Phase 1: Sensemaking

  1. Problem definition: which social or democratic political challenge are we tackling? How does the challenge manifest itself and for whom?
  2. Hypotheses: what options do we believe will overcome the challenge? What do we want to improve and for whom?
  3. Systemic analysis: how do we gain a better understanding of the challenge through qualitative and quantitative research?
  4. Thinking in the open: what can we learn with and from experts and practitioners if we publicly share our hypotheses and findings and put them up for discussion?
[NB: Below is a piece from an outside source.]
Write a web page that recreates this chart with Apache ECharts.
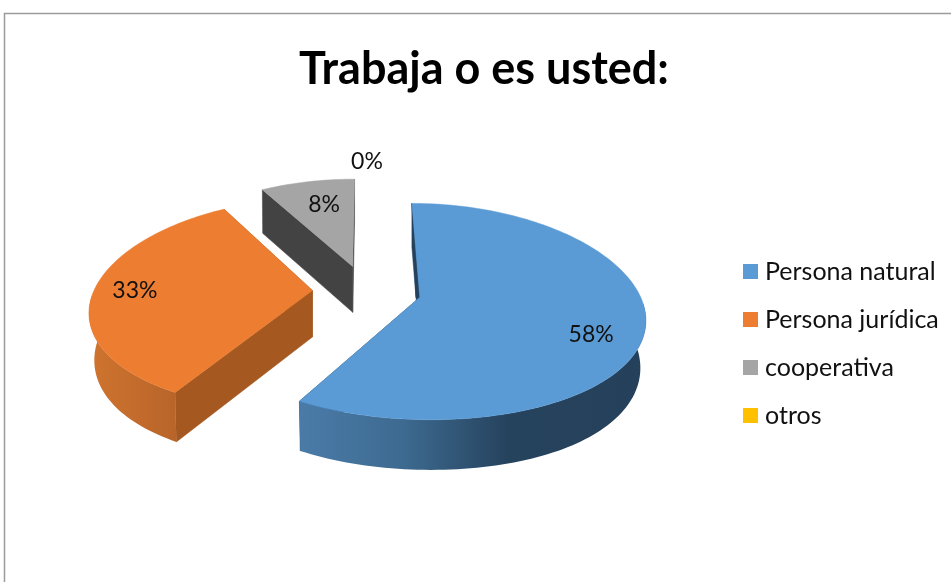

Phase 2: Strategic prototyping

  1. Implementation, partnerships and risks: which elements of the prototype are successful and how? Who do we require as partners to put them into practice and when? What risks emerge during implementation? How can we manage them?
  2. Mobilisation and communications strategy: how do we reach our target groups (and the representation required)? How can we provide the public with a picture of what is happening?
  3. Impact: what do we learn about the impact and cost-benefit ratio of the prototype?
  4. Scaling potential: to what extent is prototyping suitable for future expansion? Which organisations are interested in sponsorship to consolidate this?
  5. Strategic alliances: which possible scaling partners (sponsorship for operational implementation) can we bring on board through experimenting?
  6. Thinking in the open: how can we share our scientific and practical knowledge with organisations that are interested and with the public?


Phase 3: Scaling

  1. Scaling: what steps need to be taken to scale the newly tested prototype and increase its impact? What requirements do we have to meet for successful scaling?
  2. Sponsorship: how do we bring together organisations from civil society, media, politics, public administration and business with an interest in sponsorship to form an alliance for the long term? How does future sponsorship ensure that the project to be scaled will continue to develop in the future?
  3. The SSCG and Pro Futuris: what role will the SSCG and Pro Futuris play in future sponsorship?
  4. Thinking in the open: how do we keep alive the public debate regarding underlying challenges in the medium term? How do we adapt to change?